El perdedor radical

En 2005, Hans Magnus Enzensberger publicó un ensayo titulado «Los hombres del terror. Un ensayo sobre el perdedor radical». En él afirma que perdedores radicales los hay por doquier: en barras de bar de los pueblos, en bancos y oficinas, en institutos y universidades, escuelas coránicas y mezquitas. Se trata de individuos que pasan desapercibidos viviendo en sociedad, callando y esperando, presas de la sensación de ser despreciados y humillados; el resentimiento nutre su sed de venganza y sus fantasías megalómanas. Quieren vengarse del mundo cuando llegue el momento. «El pretexto que desencadena la explosión final es básicamente secundario, por cuanto los violentos tienen la piel muy fina, de manera que para ofenderles basta una mirada o un simple chiste (…), tal vez una observación crítica de su mujer, el volumen de las música del vecino, una pelea de bar o el vencimiento de un crédito. El comentario desafortunado de un superior es suficiente para que el individuo se suba a una torre y dispare a todo lo que se mueva en un supermercado, no pese a que la masacre acelerará su propio fin, sino precisamente por eso».

«El perdedor radical rompe con el instinto de supervivencia (…), no sólo quiere destruir a otros, sino en definitiva a sí mismo; de ahí que no se arredre ante amenazas ni haya pena que pueda corregirle. No conoce ninguna solución de conflictos, ningún compromiso. Cuanto menos factible sea su proyecto, con mayor fanatismo se aferrará a él».
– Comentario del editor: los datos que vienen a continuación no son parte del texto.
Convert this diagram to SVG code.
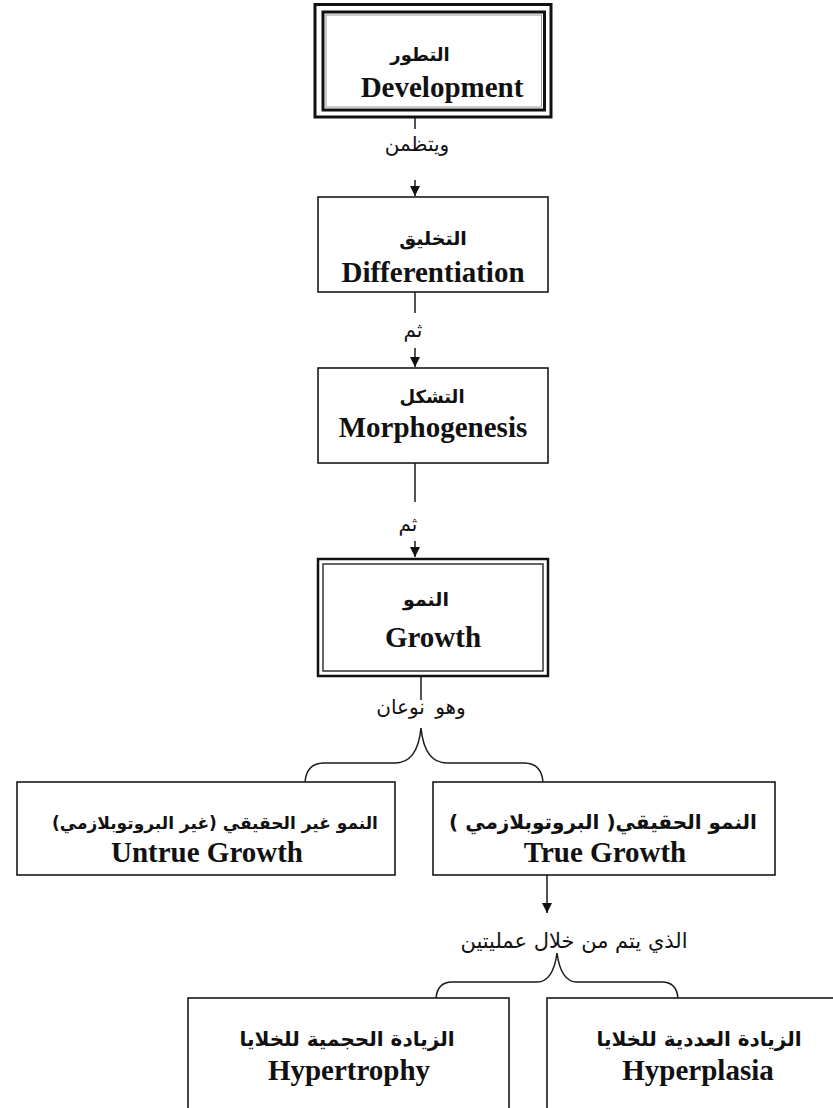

Autores como Jung o Huxley han querido ver en el fanatismo la sobrecompensación de una duda. Churchill definió al fanático como «aquel que no puede cambiar de opinión y rehúsa cambiar de tema» y Fernando Arrabal ha advertido sagazmente que «los fanatismos que más debemos temer son aquellos que pueden confundirse con la tolerancia».

Al releer el ensayo del pensador alemán, años más tarde, he caído en la cuenta de que muchas de sus reflexiones son aplicables a la obstinación fanática de parte de la clase política catalana, empeñada en un proyecto imposible que perjudica objetivamente a quienes pretende beneficiar y que, en último término, amenaza su propia supervivencia. Desde la perspectiva del perdedor radical y salvando las distancias en cuanto a la dimensión de los actores –pertenecientes unos a una gran nación y a una entelequia los otros– y a la magnitud de la tragedia, el caso presenta algunas analogías con el del nacionalsocialismo alemán: una hábil propaganda aprovechó la enfermedad narcisista surgida en Alemania de la derrota de 1918 y el Tratado de Versalles para buscar culpables: la «conjura capitalista-bolchevique» y, ¿cómo no?, el eterno chivo expiatorio, o sea, los judíos. Así, la sensación de ser perdedores sólo pudo compensarse mediante la huida hacia adelante de una megalomanía en forma de intento de dominio del universo mundo, una idea tan peregrina como objetivamente irrealizable que hace pensar que tanto Hitler como sus seguidores no se proponían tanto alcanzar una hipotética victoria cuanto radicalizar y perpetuar su status de perdedores mediante un afán destructivo que conduciría a un suicidio colectivo y a un final terrorífico. No hay otra explicación al hecho de que los alemanes defendieran con obstinación hasta el último montón de ruinas berlinés, algo que confirmó el propio Hitler al decir que el pueblo alemán no había merecido sobrevivir. A costa de incontables víctimas alcanzó lo que se había propuesto: perder. La obstinación de la parte más provinciana y fanática de la clase política catalana también parece tener por único objeto perder y justificar así con mayor razón ese ideario victimista que es refugio narcisista preferido del perdedor radical.

Melitón Cardona, embajador de España.